Notting Hill has for many years provided a unique opportunity for companies to market their soft drinks, clothing, beer, music, financial services etc to a high-spending multinational crowd at minimum cost. No other event in Europe can concentrate more than a million potential customers in such a small area every year.
Perhaps the best-known use of Carnival as a launch-pad for a new product came in 1982, when The Voice burst on the scene to transform ethnic journalism in the UK. This year, Underground stations and bridges in Notting Hill will be carrying the new logo for urban radio station Choice FM, which is launching its “younger, fresher” brand identity at Carnival. According to Marketing Week, the station is repositioning itself as “fun-loving and humorous with a female bias”. Red Stripe also understands the value Notting Hill brings to its brand, dubbing itself the “official beer of Carnival”.
A black newspaper, a black radio station and a Jamaican beer do at least have an obvious affinity with Carnival, but the connection between Europe’s greatest celebration of black culture and a company selling kitchen equipment is hard to fathom.
Pascal emphasises that there is no fundamental objection to companies using the event for promoting themselves – indeed, this is an essential component of the vision to make Notting Hill self-sustaining – only to firms exploiting Carnival without permission, without acknowledgement and without payment. In future, Pascal says, the Notting Hill Carnival “brand” will be protected far more vigorously from those who want to ride the bandwagon without paying the fare.
LNHCL also intends to promote the Notting Hill Carnival brand in its own right. Several commercial opportunities have already been identified, such as hiring out experienced carnival stewards for other events. LNHCL is also exploring the possibility of wholesaling mas-making materials to other carnivals in Britain and abroad.

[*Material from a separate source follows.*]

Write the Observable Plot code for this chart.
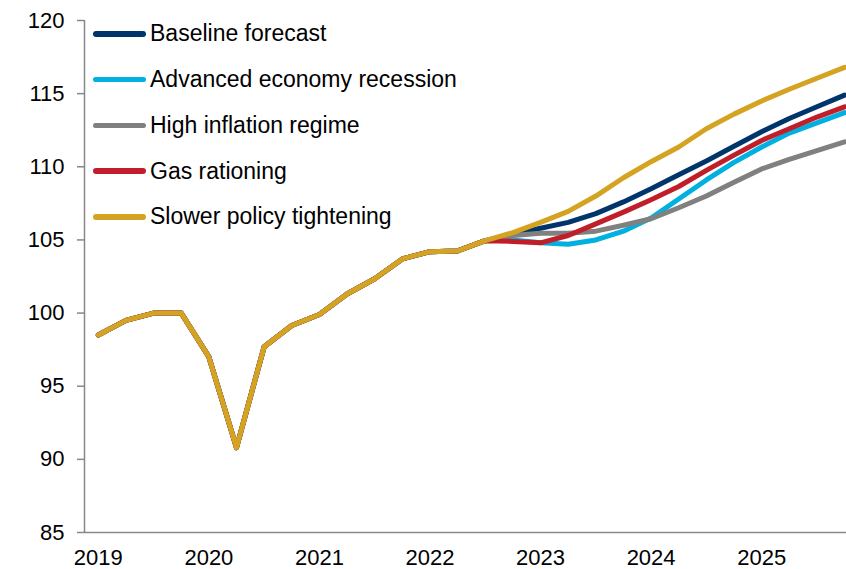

The problem Pascal and his team have to overcome is the perception that, because there is no charge to attend Notting Hill Carnival and no clearly defined single “owner” of the event, it therefore has no commercial value of its own. LNHCL must both to assign a value to Carnival and have the power to license and control its brand. For this it needs the active support and co-operation of the two councils, the Mayor and Transport for London – otherwise, unscrupulous companies can simply plaster buildings and bridges with unlicensed advertising with impunity.
The next logical step would seem to be the appointment of an experienced and tough-minded marketing manager to oversee the commercial development of Notting Hill Carnival in a way that benefits the event and rewards its hard-working but eternally under-resourced participants. Experience comes at a price, but it is a cost that will have to be borne if ever Carnival is to move from the financial sick-bed, dependent on a meagre drip-feed of handouts, into robust economic health, able to determine its own destiny.